What to work on:
Skip the pictures, please, and write out exactly the lines from the opening of the data through the line containing "(tr) at (1348,607);".

Recorded information:
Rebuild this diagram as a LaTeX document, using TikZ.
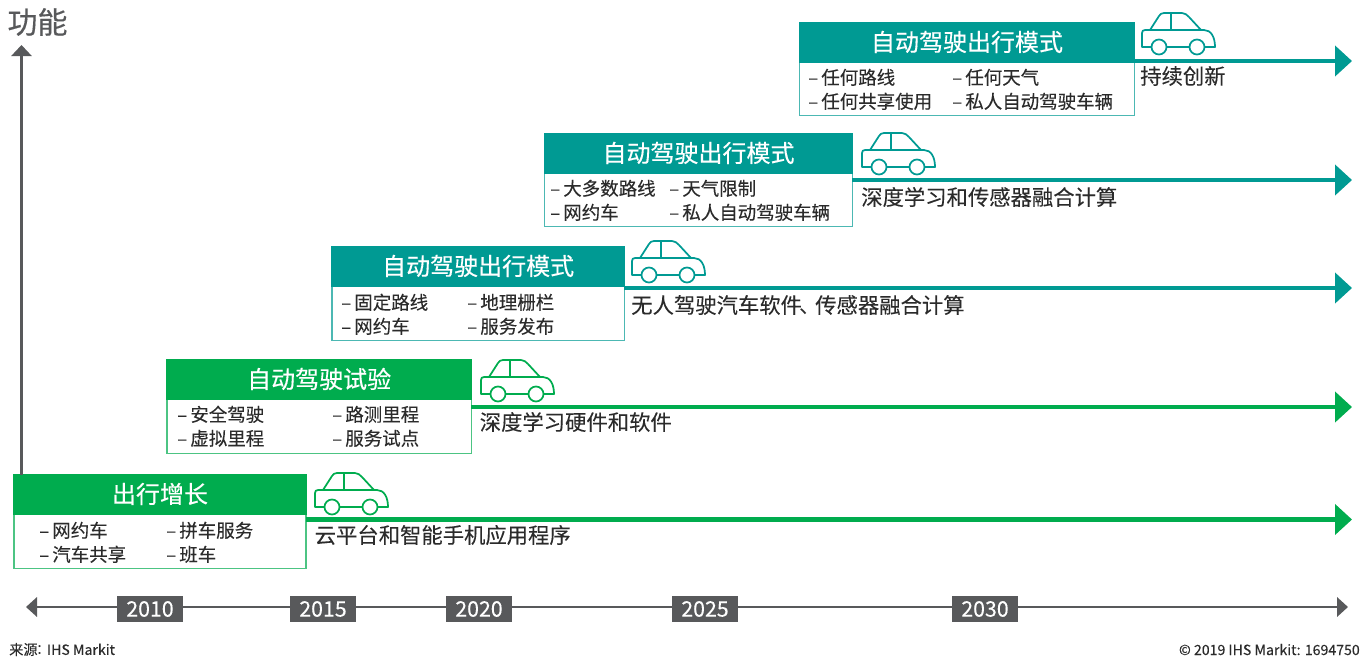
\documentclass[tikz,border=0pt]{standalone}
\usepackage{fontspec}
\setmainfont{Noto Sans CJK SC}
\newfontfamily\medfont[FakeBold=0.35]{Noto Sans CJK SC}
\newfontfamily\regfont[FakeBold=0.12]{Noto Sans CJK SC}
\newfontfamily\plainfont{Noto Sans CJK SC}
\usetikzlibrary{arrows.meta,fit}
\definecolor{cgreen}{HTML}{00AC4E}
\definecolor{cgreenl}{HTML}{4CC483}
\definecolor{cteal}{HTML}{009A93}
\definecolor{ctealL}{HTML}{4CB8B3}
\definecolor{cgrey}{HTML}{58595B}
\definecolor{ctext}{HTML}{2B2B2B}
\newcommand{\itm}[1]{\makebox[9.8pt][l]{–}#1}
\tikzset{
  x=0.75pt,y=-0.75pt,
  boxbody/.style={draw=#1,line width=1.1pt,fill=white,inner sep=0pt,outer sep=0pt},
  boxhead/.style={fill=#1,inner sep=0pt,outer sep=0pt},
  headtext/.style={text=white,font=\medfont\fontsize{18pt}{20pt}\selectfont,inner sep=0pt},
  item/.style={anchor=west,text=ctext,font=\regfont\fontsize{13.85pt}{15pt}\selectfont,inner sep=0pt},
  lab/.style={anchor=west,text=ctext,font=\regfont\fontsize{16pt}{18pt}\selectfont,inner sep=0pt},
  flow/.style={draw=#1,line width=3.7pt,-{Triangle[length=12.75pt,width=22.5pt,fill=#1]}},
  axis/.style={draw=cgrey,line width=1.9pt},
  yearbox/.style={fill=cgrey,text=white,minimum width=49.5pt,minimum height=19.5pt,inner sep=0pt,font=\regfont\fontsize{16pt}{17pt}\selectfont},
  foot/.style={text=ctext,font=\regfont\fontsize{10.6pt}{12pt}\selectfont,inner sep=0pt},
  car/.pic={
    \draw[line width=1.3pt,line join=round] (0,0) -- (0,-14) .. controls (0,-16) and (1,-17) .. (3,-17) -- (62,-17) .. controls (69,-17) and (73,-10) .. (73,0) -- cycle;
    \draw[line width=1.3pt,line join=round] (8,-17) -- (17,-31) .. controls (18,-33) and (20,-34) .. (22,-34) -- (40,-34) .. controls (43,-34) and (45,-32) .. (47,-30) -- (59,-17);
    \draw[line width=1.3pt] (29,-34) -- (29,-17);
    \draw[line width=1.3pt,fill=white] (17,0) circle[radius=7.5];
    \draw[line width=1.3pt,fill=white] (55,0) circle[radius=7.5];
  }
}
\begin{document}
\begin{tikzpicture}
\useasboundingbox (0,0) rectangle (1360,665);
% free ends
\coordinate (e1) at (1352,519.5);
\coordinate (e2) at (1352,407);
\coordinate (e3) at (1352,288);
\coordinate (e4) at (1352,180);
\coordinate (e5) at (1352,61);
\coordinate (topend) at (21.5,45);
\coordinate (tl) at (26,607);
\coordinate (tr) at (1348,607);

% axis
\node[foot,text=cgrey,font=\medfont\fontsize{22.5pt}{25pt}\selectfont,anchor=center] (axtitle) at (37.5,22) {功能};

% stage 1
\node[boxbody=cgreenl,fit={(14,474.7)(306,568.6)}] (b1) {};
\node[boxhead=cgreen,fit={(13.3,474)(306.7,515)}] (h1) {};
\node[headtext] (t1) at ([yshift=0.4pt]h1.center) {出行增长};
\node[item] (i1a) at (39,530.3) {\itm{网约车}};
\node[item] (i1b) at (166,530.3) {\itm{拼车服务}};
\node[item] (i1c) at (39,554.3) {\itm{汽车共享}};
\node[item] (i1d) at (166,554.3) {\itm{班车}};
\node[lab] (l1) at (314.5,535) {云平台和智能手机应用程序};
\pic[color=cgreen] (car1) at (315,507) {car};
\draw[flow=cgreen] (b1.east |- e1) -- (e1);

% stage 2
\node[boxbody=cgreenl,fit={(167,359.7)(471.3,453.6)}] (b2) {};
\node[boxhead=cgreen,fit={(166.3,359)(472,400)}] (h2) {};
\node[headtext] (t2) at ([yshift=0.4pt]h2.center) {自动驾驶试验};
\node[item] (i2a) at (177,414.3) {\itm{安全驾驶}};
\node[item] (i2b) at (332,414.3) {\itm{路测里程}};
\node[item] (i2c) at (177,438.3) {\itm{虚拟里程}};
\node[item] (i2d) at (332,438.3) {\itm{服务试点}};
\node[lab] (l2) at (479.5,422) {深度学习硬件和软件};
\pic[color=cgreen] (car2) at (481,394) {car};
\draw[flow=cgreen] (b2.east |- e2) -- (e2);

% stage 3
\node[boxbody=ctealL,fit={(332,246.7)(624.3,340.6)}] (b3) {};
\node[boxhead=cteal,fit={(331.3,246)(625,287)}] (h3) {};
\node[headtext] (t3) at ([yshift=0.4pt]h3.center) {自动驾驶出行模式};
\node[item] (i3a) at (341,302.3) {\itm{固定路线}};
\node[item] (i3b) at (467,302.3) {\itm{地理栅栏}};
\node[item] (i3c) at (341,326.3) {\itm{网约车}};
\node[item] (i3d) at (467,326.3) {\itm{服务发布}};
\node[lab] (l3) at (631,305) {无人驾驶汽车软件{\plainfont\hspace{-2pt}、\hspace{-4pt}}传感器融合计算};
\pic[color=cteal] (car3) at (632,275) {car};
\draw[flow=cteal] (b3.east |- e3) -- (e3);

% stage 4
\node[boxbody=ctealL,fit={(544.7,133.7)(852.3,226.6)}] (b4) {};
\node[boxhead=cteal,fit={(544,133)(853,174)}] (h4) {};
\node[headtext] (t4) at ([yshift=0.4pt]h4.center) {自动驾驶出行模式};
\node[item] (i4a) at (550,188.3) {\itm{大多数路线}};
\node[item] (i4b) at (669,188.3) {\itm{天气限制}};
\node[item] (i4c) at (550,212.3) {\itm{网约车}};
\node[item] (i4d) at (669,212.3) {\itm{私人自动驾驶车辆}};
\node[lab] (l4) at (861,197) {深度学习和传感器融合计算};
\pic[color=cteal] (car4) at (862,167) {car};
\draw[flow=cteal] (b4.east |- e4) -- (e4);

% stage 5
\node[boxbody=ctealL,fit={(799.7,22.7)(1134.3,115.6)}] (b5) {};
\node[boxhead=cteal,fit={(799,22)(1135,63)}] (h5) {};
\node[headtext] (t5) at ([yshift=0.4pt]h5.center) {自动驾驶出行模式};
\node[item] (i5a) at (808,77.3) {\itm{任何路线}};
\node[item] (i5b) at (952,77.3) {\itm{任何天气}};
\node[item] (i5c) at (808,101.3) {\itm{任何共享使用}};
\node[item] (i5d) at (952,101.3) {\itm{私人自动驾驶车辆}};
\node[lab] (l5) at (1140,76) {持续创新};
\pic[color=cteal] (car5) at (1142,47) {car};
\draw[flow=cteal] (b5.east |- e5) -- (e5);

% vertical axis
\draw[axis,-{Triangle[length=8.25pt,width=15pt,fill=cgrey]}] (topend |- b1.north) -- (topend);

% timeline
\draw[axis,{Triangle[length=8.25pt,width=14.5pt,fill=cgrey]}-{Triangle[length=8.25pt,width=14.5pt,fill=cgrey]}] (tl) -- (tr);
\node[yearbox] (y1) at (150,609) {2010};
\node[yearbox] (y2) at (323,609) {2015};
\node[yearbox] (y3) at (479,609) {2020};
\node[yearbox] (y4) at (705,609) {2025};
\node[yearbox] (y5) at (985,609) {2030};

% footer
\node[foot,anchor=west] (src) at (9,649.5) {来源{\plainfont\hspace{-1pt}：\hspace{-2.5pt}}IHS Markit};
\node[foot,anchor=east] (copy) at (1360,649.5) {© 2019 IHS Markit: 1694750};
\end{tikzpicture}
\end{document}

Answer in full:
Rebuild this diagram as a LaTeX document, using TikZ.
\documentclass[tikz,border=0pt]{standalone}
\usepackage{fontspec}
\setmainfont{Noto Sans CJK SC}
\newfontfamily\medfont[FakeBold=0.35]{Noto Sans CJK SC}
\newfontfamily\regfont[FakeBold=0.12]{Noto Sans CJK SC}
\newfontfamily\plainfont{Noto Sans CJK SC}
\usetikzlibrary{arrows.meta,fit}
\definecolor{cgreen}{HTML}{00AC4E}
\definecolor{cgreenl}{HTML}{4CC483}
\definecolor{cteal}{HTML}{009A93}
\definecolor{ctealL}{HTML}{4CB8B3}
\definecolor{cgrey}{HTML}{58595B}
\definecolor{ctext}{HTML}{2B2B2B}
\newcommand{\itm}[1]{\makebox[9.8pt][l]{–}#1}
\tikzset{
  x=0.75pt,y=-0.75pt,
  boxbody/.style={draw=#1,line width=1.1pt,fill=white,inner sep=0pt,outer sep=0pt},
  boxhead/.style={fill=#1,inner sep=0pt,outer sep=0pt},
  headtext/.style={text=white,font=\medfont\fontsize{18pt}{20pt}\selectfont,inner sep=0pt},
  item/.style={anchor=west,text=ctext,font=\regfont\fontsize{13.85pt}{15pt}\selectfont,inner sep=0pt},
  lab/.style={anchor=west,text=ctext,font=\regfont\fontsize{16pt}{18pt}\selectfont,inner sep=0pt},
  flow/.style={draw=#1,line width=3.7pt,-{Triangle[length=12.75pt,width=22.5pt,fill=#1]}},
  axis/.style={draw=cgrey,line width=1.9pt},
  yearbox/.style={fill=cgrey,text=white,minimum width=49.5pt,minimum height=19.5pt,inner sep=0pt,font=\regfont\fontsize{16pt}{17pt}\selectfont},
  foot/.style={text=ctext,font=\regfont\fontsize{10.6pt}{12pt}\selectfont,inner sep=0pt},
  car/.pic={
    \draw[line width=1.3pt,line join=round] (0,0) -- (0,-14) .. controls (0,-16) and (1,-17) .. (3,-17) -- (62,-17) .. controls (69,-17) and (73,-10) .. (73,0) -- cycle;
    \draw[line width=1.3pt,line join=round] (8,-17) -- (17,-31) .. controls (18,-33) and (20,-34) .. (22,-34) -- (40,-34) .. controls (43,-34) and (45,-32) .. (47,-30) -- (59,-17);
    \draw[line width=1.3pt] (29,-34) -- (29,-17);
    \draw[line width=1.3pt,fill=white] (17,0) circle[radius=7.5];
    \draw[line width=1.3pt,fill=white] (55,0) circle[radius=7.5];
  }
}
\begin{document}
\begin{tikzpicture}
\useasboundingbox (0,0) rectangle (1360,665);
% free ends
\coordinate (e1) at (1352,519.5);
\coordinate (e2) at (1352,407);
\coordinate (e3) at (1352,288);
\coordinate (e4) at (1352,180);
\coordinate (e5) at (1352,61);
\coordinate (topend) at (21.5,45);
\coordinate (tl) at (26,607);
\coordinate (tr) at (1348,607);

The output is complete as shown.